The author’s approach suffers from a lack of comparative perspective. In fact, Mugabe’s trajectory has not been so very different from that of many, if not most, of the first generation of leaders of independent Africa. Zimbabwe’s tragedy is Africa’s: it only seems more dramatic because of the flourishing state of the country when he inherited it. Nor does the author examine the question of how far a man who took over the leadership of an organisation that she describes as thuggish from the first, who presided over more massacres in the first three years of his rule than the previous ruler did in the 16 of his, who has not exactly been a friend of freedom of expression, who has driven a fourth of the population to emigrate and who has destroyed a once-flourishing economy beyond hope of quick repair, can properly be thought ever to have fought for freedom. Only if the race of the oppressor is all-important can he be thought to be a liberator: but that, of course, is to ascribe precisely the importance to race that the most rabid of racists would ascribe to it.
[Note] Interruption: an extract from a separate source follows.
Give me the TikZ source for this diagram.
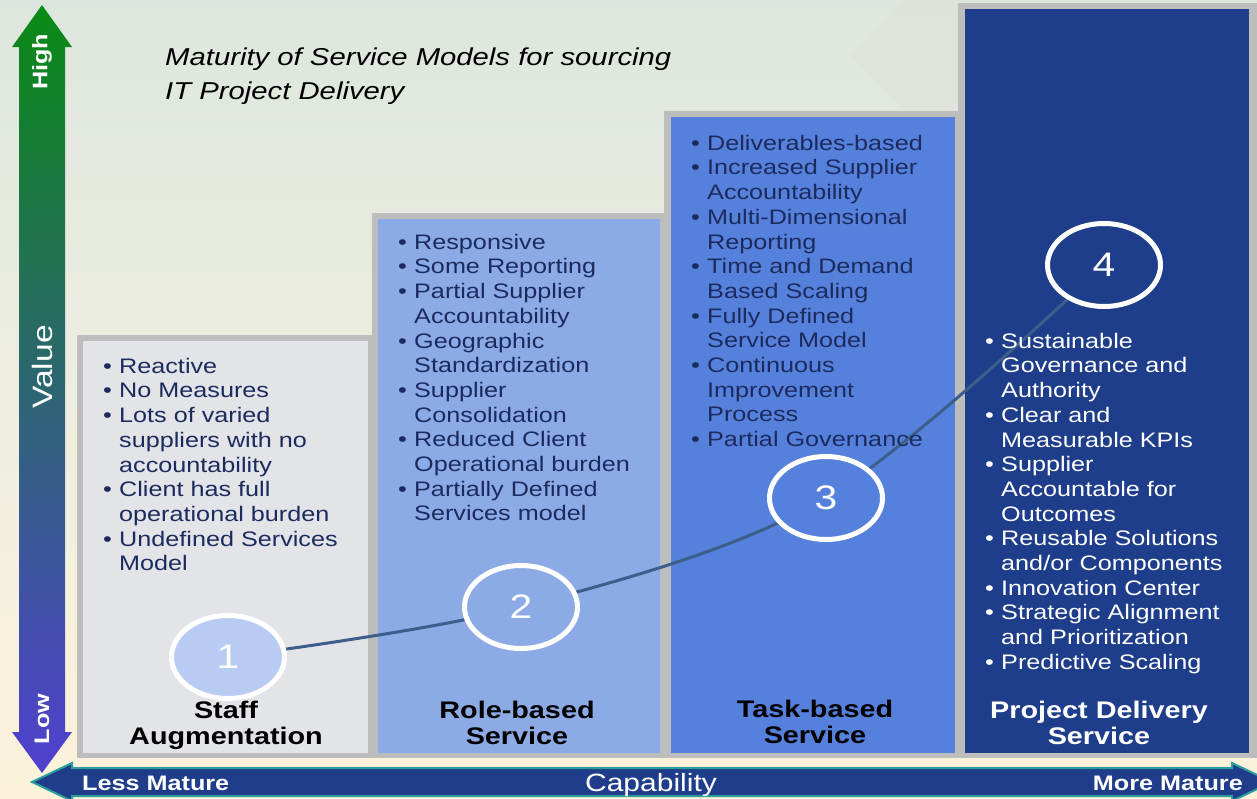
\documentclass[tikz,border=0pt]{standalone}
\usepackage{fontspec}
\setmainfont[FakeStretch=1.2]{Liberation Sans}
\usetikzlibrary{shapes.geometric,shadows}
\pgfdeclarelayer{back}
\pgfdeclarelayer{curve}
\pgfsetlayers{back,curve,main}
\definecolor{bgtop}{HTML}{DDE6DE}
\definecolor{bgmid}{HTML}{EEEEE0}
\definecolor{bgbot}{HTML}{FCF2DA}
\definecolor{faint}{HTML}{DEE1DA}
\definecolor{framegrey}{HTML}{BDBDBD}
\definecolor{boxA}{HTML}{E3E4E8}
\definecolor{boxB}{HTML}{8CAAE6}
\definecolor{boxC}{HTML}{5580DC}
\definecolor{boxD}{HTML}{1E3D8A}
\definecolor{circA}{HTML}{B8CBF2}
\definecolor{navytext}{HTML}{1C2B5E}
\definecolor{curvecol}{HTML}{3B5F8A}
\definecolor{arrnavy}{HTML}{1F3D8A}
\definecolor{arrteal}{HTML}{2A9E9C}
\definecolor{vgreen}{HTML}{0A8A14}
\definecolor{vteal}{HTML}{2C6B72}
\definecolor{vpurple}{HTML}{5040D0}
\newcommand\bl[1]{\makebox[16pt][l]{\textbullet}#1}
\newcommand\ind[1]{\hspace*{16pt}#1}
\begin{document}
\begin{tikzpicture}[x=1pt,y=-1pt,
  frame/.style={fill=framegrey},
  listtext/.style={anchor=north west, inner sep=0, align=left, text=navytext, font=\fontsize{21}{24.7}\selectfont},
  boxtitle/.style={anchor=north, inner sep=0, align=center, font=\bfseries\fontsize{24}{26}\selectfont},
  num/.style={ellipse, draw=white, line width=5pt, minimum width=113pt, minimum height=83pt, inner sep=0, text=white, font=\fontsize{34}{34}\selectfont,
    drop shadow={shadow xshift=1.5pt, shadow yshift=-2pt, opacity=0.2, fill=black}},
  axislabel/.style={text=white, inner sep=0, rotate=90, font=\bfseries\fontsize{21}{21}\selectfont},
  caplabel/.style={text=white, inner sep=0, font=\bfseries\fontsize{21}{21}\selectfont}]
\useasboundingbox (0,0) rectangle (1257,798);
\begin{pgfonlayer}{back}
  \shade[top color=bgtop, bottom color=bgbot, middle color=bgmid] (0,0) rectangle (1257,798);
  \fill[faint, opacity=0.6] (850,55) -- (905,0) -- (958,0) -- (958,111) -- (905,111) -- cycle;
  % boxes
  \fill[frame] (77,335) rectangle (373,758);
  \fill[boxA] (83,341) rectangle (368,753);
  \fill[frame] (372,213) rectangle (665,758);
  \fill[boxB] (378,219) rectangle (660,753);
  \fill[frame] (664,111) rectangle (960,758);
  \fill[boxC] (671,117) rectangle (955,753);
  \fill[frame] (958,3) rectangle (1257,758);
  \fill[boxD] (965,9) rectangle (1249,753);
  % vertical value arrow
  \shade[top color=vgreen, middle color=vteal, bottom color=vpurple]
    (42,5) -- (72,47) -- (65,47) -- (65,732) -- (72,732) -- (42,773) -- (12,732) -- (19,732) -- (19,47) -- (12,47) -- cycle;
  % horizontal capability arrow
  \draw[fill=arrnavy, draw=arrteal, line width=2pt, line join=miter]
    (32,782) -- (72,763) -- (72,768) -- (1232,768) -- (1232,763) -- (1272,782) -- (1232,801) -- (1232,796) -- (72,796) -- (72,801) -- cycle;
\end{pgfonlayer}

% title
\node[anchor=north west, inner sep=0, align=left, font=\itshape\fontsize{24.4}{34}\selectfont] (title) at (165,47)
  {\rule{0pt}{18pt}Maturity of Service Models for sourcing\\IT Project Delivery};

% axis labels
\node[axislabel] (high) at (42,62) {High};
\node[axislabel, font=\fontsize{28}{28}\selectfont] (value) at (42,367) {Value};
\node[axislabel] (low) at (42,719) {Low};
\node[caplabel, anchor=base west] (less) at (82,790) {Less Mature};
\node[caplabel, anchor=base, font=\fontsize{25}{25}\selectfont] (capab) at (651,791) {Capability};
\node[caplabel, anchor=base east] (more) at (1243,790) {More Mature};

% lists
\node[listtext] (listA) at (103,357) {\rule{0pt}{16pt}\bl{Reactive}\\\bl{No Measures}\\\bl{Lots of varied}\\\ind{suppliers with no}\\\ind{accountability}\\\bl{Client has full}\\\ind{operational burden}\\\bl{Undefined Services}\\\ind{Model}};
\node[listtext] (listB) at (398,233) {\rule{0pt}{16pt}\bl{Responsive}\\\bl{Some Reporting}\\\bl{Partial Supplier}\\\ind{Accountability}\\\bl{Geographic}\\\ind{Standardization}\\\bl{Supplier}\\\ind{Consolidation}\\\bl{Reduced Client}\\\ind{Operational burden}\\\bl{Partially Defined}\\\ind{Services model}};
\node[listtext] (listC) at (691,134) {\rule{0pt}{16pt}\bl{Deliverables-based}\\\bl{Increased Supplier}\\\ind{Accountability}\\\bl{Multi-Dimensional}\\\ind{Reporting}\\\bl{Time and Demand}\\\ind{Based Scaling}\\\bl{Fully Defined}\\\ind{Service Model}\\\bl{Continuous}\\\ind{Improvement}\\\ind{Process}\\\bl{Partial Governance}};
\node[listtext, text=white] (listD) at (985,332) {\rule{0pt}{16pt}\bl{Sustainable}\\\ind{Governance and}\\\ind{Authority}\\\bl{Clear and}\\\ind{Measurable KPIs}\\\bl{Supplier}\\\ind{Accountable for}\\\ind{Outcomes}\\\bl{Reusable Solutions}\\\ind{and/or Components}\\\bl{Innovation Center}\\\bl{Strategic Alignment}\\\ind{and Prioritization}\\\bl{Predictive Scaling}};

% box titles
\node[boxtitle] (tA) at (226,700) {\rule{0pt}{18pt}Staff\\Augmentation};
\node[boxtitle] (tB) at (517,700) {\rule{0pt}{18pt}Role-based\\Service};
\node[boxtitle] (tC) at (815,699) {\rule{0pt}{18pt}Task-based\\Service};
\node[boxtitle, text=white] (tD) at (1099,700) {\rule{0pt}{18pt}Project Delivery\\Service};

% maturity circles
\node[num, fill=circA] (c1) at (228,657) {1};
\node[num, fill=boxB] (c2) at (521,607) {2};
\node[num, fill=boxC] (c3) at (826,498) {3};
\node[num, fill=boxD] (c4) at (1104,265) {4};

\begin{pgfonlayer}{curve}
  \draw[curvecol, line width=3pt] plot[smooth, tension=0.55] coordinates {(c1.center) (c2.center) (c3.center) (c4.center)};
\end{pgfonlayer}
\end{tikzpicture}
\end{document}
And yet, precisely because Mugabe is an admirer of British civilisation, he has allowed certain constitutional formalities a precarious survival. He has, after all, lost a referendum; he has elections in which there is an opposition, albeit one that operates under severe disadvantages, and which represents a serious challenge to him. Just as he loves and hates Britain, he can neither tolerate dissent not suppress it completely, for then he would have to acknowledge that he was a dictator.
In his interview with the author, he emerges as a highly intelligent and articulate man, who, alas, is exquisitely hypersensitive to criticism and rejection, and whose strengths have been completely destroyed by his paranoid defensiveness.
In one respect, one cannot help but agree with him: his detestation of New Labour. In 1997, Clare Short, then Secretary for International Development, sent Mugabe a letter explaining why she would not allocate money for further land reform in Zimbabwe as promised by the previous Conservative government:
We are a new government, from diverse backgrounds, without links to former colonial interests. My own origins are Irish, and as you know, we were colonised not colonisers.
It would take many pages to disentangle the intellectual, moral and constitutional dishonesty of this, with all its nauseatingly egotistical self-conceit. No wonder Mugabe much preferred the Tories to New Labour; no wonder he was incandescent with rage. If I am right, and Mugabe’s pathology is Africa’s, we should not expect too much from his successor, though we may still live in hope.